Other magazines tried to compete—Kujang, Sunda Midang, names that probably mean something beautiful in Sundanese but sound like whispers in a graveyard to the rest of us. But Manglé outlasted them all, not because it was stronger, but because it was too stubborn to die.

The Rescue (Or Is It?)

Recently—and this is where the story gets interesting again—Universitas Padjadjaran stepped in like some kind of academic knight in shining armor. They took over Manglé through their Sundanese Cultural Center, promising to digitize it, preserve it, make it relevant again.

But here’s what they don’t tell you in the press releases: you can’t resurrect something that died of natural causes. Oh, you can prop up the corpse, put some digital makeup on it, maybe even make it dance a little. But it’s still dead underneath.

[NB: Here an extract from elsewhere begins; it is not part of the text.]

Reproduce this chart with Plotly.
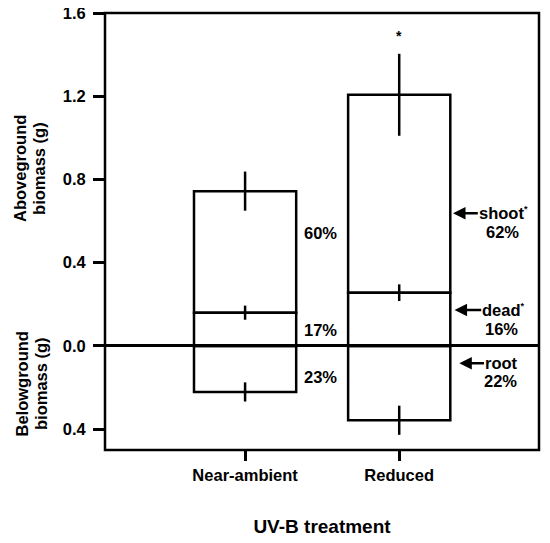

What Dies and What Lives On

So what does this all mean, this slow-motion tragedy of a magazine that outlived its welcome? Maybe it means that some things are supposed to die. Maybe it means that holding onto the past too tightly is just another way of refusing to live in the present.

Or maybe—and this is the thought that keeps me up at night, the one that scratches at the inside of my skull like fingernails on a coffin lid—maybe it means that we’re all just magazines, aren’t we? All just collections of stories and memories and fading photographs, slowly losing circulation until there’s nobody left to read us.

Manglé isn’t really about a magazine, you see. It never was. It’s about the things we love and the way they die despite our best efforts to keep them alive. It’s about languages that become whispers, cultures that become museum pieces, and the terrible, inevitable entropy that eats everything in the end.

But maybe—just maybe—that’s not the end of the story. Maybe somewhere in Bandung, in a digitized archive that smells like server farms instead of printing ink, Manglé is still alive. Still telling its stories. Still wearing jasmine in its hair.

After all, the best ghost stories aren’t about the dead.

They’re about what refuses to stay buried.